Task to complete
Reproduce the lines of the material exactly, excluding every image.

Records for this exercise
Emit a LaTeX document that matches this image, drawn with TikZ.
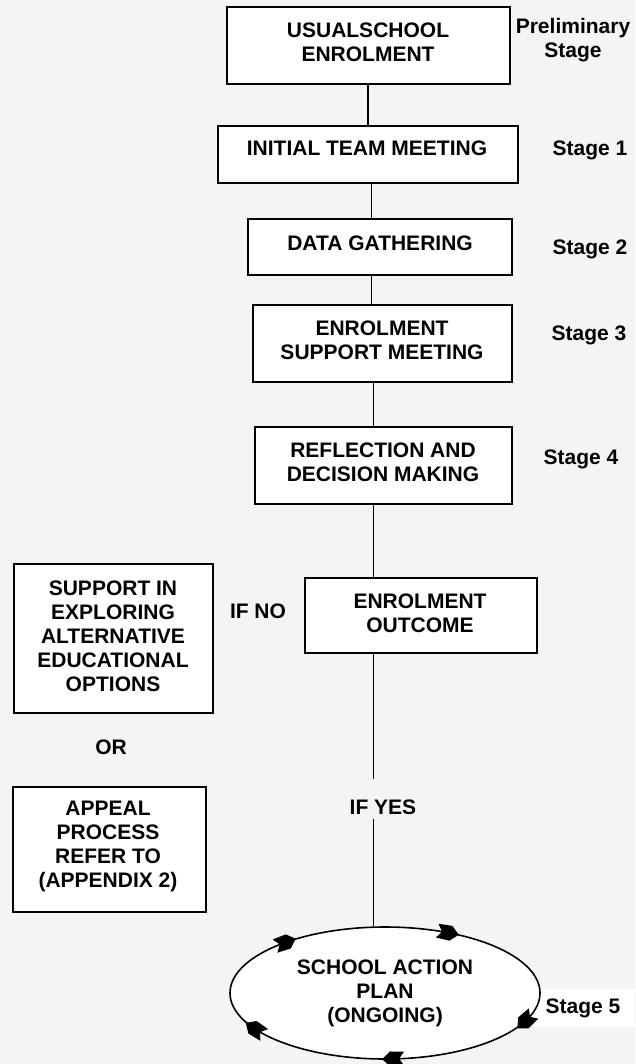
\documentclass[tikz,border=0pt]{standalone}
\usepackage{fontspec}
\setmainfont{Liberation Sans}
\usetikzlibrary{shapes.geometric}
\definecolor{bgc}{RGB}{244,244,244}
\begin{document}
\begin{tikzpicture}[x=1pt,y=-1pt,
  box/.style={draw=black, line width=1.9pt, fill=white, inner sep=0pt},
  txt/.style={font=\fontsize{21}{24}\selectfont\bfseries, align=center, inner sep=0pt},
  conn/.style={line width=1.7pt},
  tipfill/.style={fill=black}]
\useasboundingbox (0,0) rectangle (635,1064);
\fill[bgc] (0,0) rectangle (635,1064);

% boxes
\node[box, minimum width=283pt, minimum height=77pt] (b0) at (368.5,45.5) {};
\node[box, minimum width=300pt, minimum height=57pt] (b1) at (368,154.5) {};
\node[box, minimum width=264pt, minimum height=56pt] (b2) at (380,247) {};
\node[box, minimum width=259pt, minimum height=77pt] (b3) at (382.5,343.5) {};
\node[box, minimum width=257pt, minimum height=77pt] (b4) at (383.5,465.5) {};
\node[box, minimum width=232pt, minimum height=75pt] (b5) at (421,615.5) {};
\node[box, minimum width=199pt, minimum height=149pt] (bl) at (113.5,638.5) {};
\node[box, minimum width=193pt, minimum height=125pt] (ba) at (109.5,849.5) {};

% box texts
\node[txt] (t0) at (368,42.5) {USUALSCHOOL\\ENROLMENT};
\node[txt] (t1) at (367,148) {INITIAL TEAM MEETING};
\node[txt] (t2) at (380,243) {DATA GATHERING};
\node[txt] (t3) at (382,340.5) {ENROLMENT\\SUPPORT MEETING};
\node[txt] (t4) at (383,462) {REFLECTION AND\\DECISION MAKING};
\node[txt] (t5) at (420,613) {ENROLMENT\\OUTCOME};
\node[txt] (tl) at (113,636) {SUPPORT IN\\EXPLORING\\ALTERNATIVE\\EDUCATIONAL\\OPTIONS};
\node[txt] (ta) at (108,846) {APPEAL\\PROCESS\\REFER TO\\(APPENDIX 2)};

% stage labels
\node[txt] (s0) at (573,40) {Preliminary\\Stage};
\node[txt] (s1) at (590,150) {Stage 1};
\node[txt] (s2) at (590,249) {Stage 2};
\node[txt] (s3) at (589,335) {Stage 3};
\node[txt] (s4) at (581,459) {Stage 4};
\node[txt, fill=white, inner xsep=14pt, inner ysep=9pt] (s5) at (583,1008) {Stage 5};

% other labels
\node[txt] (ifno) at (258,611) {IF NO};
\node[txt] (or) at (111,747) {OR};
\node[txt] (ifyes) at (383,807) {IF YES};

% ellipse
\node[draw=black, ellipse, line width=1.6pt, fill=white, minimum width=310pt,
      minimum height=132pt, inner sep=0pt, txt] (el) at (385,993)
      {SCHOOL ACTION\\PLAN\\(ONGOING)};

% connectors
\coordinate (xa) at (368,0);
\coordinate (xb) at (371.5,0);
\coordinate (xc) at (373.5,0);
\coordinate (y1) at (373.5,779);
\coordinate (y2) at (373.5,819);
\draw[conn] (b0.south -| xa) -- (b1.north -| xa);
\draw[conn] (b1.south -| xb) -- (b2.north -| xb);
\draw[conn] (b2.south -| xb) -- (b3.north -| xb);
\draw[conn] (b3.south -| xc) -- (b4.north -| xc);
\draw[conn] (b4.south -| xc) -- (b5.north -| xc);
\draw[conn] (b5.south -| xc) -- (y1);
\draw[conn] (y2) -- (el.north -| xc);

% arrowheads on the ellipse (clockwise)
\foreach \px/\py/\ang in {448/932.7/-10.7, 525.5/1020.9/222.4, 393.1/1058.9/181.3, 255/1028.9/146.7, 285.4/942.4/19.7}
  \fill[tipfill, shift={(\px,\py)}, rotate=\ang]
    (11,0) -- (3,-7.5) -- (-11,-7) -- (-6,0) -- (-11,7) -- (3,7.5) -- cycle;
\end{tikzpicture}
\end{document}
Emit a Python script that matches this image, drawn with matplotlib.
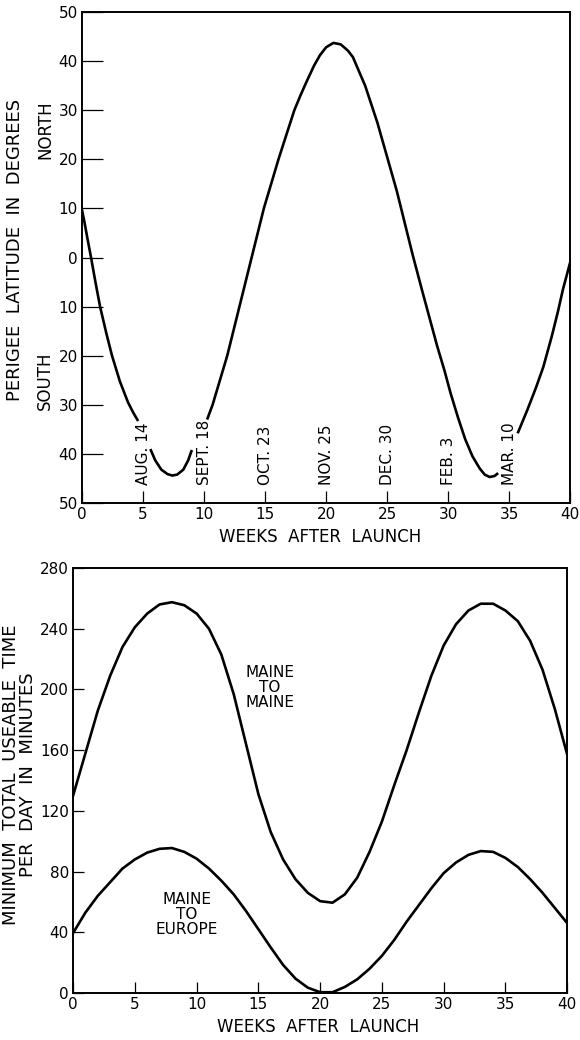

Output for this task
Emit a LaTeX document that matches this image, drawn with TikZ.
\documentclass[tikz,border=0pt]{standalone}
\usepackage{fontspec}
\setmainfont{Liberation Sans}
\usetikzlibrary{shapes.geometric}
\definecolor{bgc}{RGB}{244,244,244}
\begin{document}
\begin{tikzpicture}[x=1pt,y=-1pt,
  box/.style={draw=black, line width=1.9pt, fill=white, inner sep=0pt},
  txt/.style={font=\fontsize{21}{24}\selectfont\bfseries, align=center, inner sep=0pt},
  conn/.style={line width=1.7pt},
  tipfill/.style={fill=black}]
\useasboundingbox (0,0) rectangle (635,1064);
\fill[bgc] (0,0) rectangle (635,1064);

% boxes
\node[box, minimum width=283pt, minimum height=77pt] (b0) at (368.5,45.5) {};
\node[box, minimum width=300pt, minimum height=57pt] (b1) at (368,154.5) {};
\node[box, minimum width=264pt, minimum height=56pt] (b2) at (380,247) {};
\node[box, minimum width=259pt, minimum height=77pt] (b3) at (382.5,343.5) {};
\node[box, minimum width=257pt, minimum height=77pt] (b4) at (383.5,465.5) {};
\node[box, minimum width=232pt, minimum height=75pt] (b5) at (421,615.5) {};
\node[box, minimum width=199pt, minimum height=149pt] (bl) at (113.5,638.5) {};
\node[box, minimum width=193pt, minimum height=125pt] (ba) at (109.5,849.5) {};

% box texts
\node[txt] (t0) at (368,42.5) {USUALSCHOOL\\ENROLMENT};
\node[txt] (t1) at (367,148) {INITIAL TEAM MEETING};
\node[txt] (t2) at (380,243) {DATA GATHERING};
\node[txt] (t3) at (382,340.5) {ENROLMENT\\SUPPORT MEETING};
\node[txt] (t4) at (383,462) {REFLECTION AND\\DECISION MAKING};
\node[txt] (t5) at (420,613) {ENROLMENT\\OUTCOME};
\node[txt] (tl) at (113,636) {SUPPORT IN\\EXPLORING\\ALTERNATIVE\\EDUCATIONAL\\OPTIONS};
\node[txt] (ta) at (108,846) {APPEAL\\PROCESS\\REFER TO\\(APPENDIX 2)};

% stage labels
\node[txt] (s0) at (573,40) {Preliminary\\Stage};
\node[txt] (s1) at (590,150) {Stage 1};
\node[txt] (s2) at (590,249) {Stage 2};
\node[txt] (s3) at (589,335) {Stage 3};
\node[txt] (s4) at (581,459) {Stage 4};
\node[txt, fill=white, inner xsep=14pt, inner ysep=9pt] (s5) at (583,1008) {Stage 5};

% other labels
\node[txt] (ifno) at (258,611) {IF NO};
\node[txt] (or) at (111,747) {OR};
\node[txt] (ifyes) at (383,807) {IF YES};

% ellipse
\node[draw=black, ellipse, line width=1.6pt, fill=white, minimum width=310pt,
      minimum height=132pt, inner sep=0pt, txt] (el) at (385,993)
      {SCHOOL ACTION\\PLAN\\(ONGOING)};

% connectors
\coordinate (xa) at (368,0);
\coordinate (xb) at (371.5,0);
\coordinate (xc) at (373.5,0);
\coordinate (y1) at (373.5,779);
\coordinate (y2) at (373.5,819);
\draw[conn] (b0.south -| xa) -- (b1.north -| xa);
\draw[conn] (b1.south -| xb) -- (b2.north -| xb);
\draw[conn] (b2.south -| xb) -- (b3.north -| xb);
\draw[conn] (b3.south -| xc) -- (b4.north -| xc);
\draw[conn] (b4.south -| xc) -- (b5.north -| xc);
\draw[conn] (b5.south -| xc) -- (y1);
\draw[conn] (y2) -- (el.north -| xc);

% arrowheads on the ellipse (clockwise)
\foreach \px/\py/\ang in {448/932.7/-10.7, 525.5/1020.9/222.4, 393.1/1058.9/181.3, 255/1028.9/146.7, 285.4/942.4/19.7}
  \fill[tipfill, shift={(\px,\py)}, rotate=\ang]
    (11,0) -- (3,-7.5) -- (-11,-7) -- (-6,0) -- (-11,7) -- (3,7.5) -- cycle;
\end{tikzpicture}
\end{document}
Emit a Python script that matches this image, drawn with matplotlib.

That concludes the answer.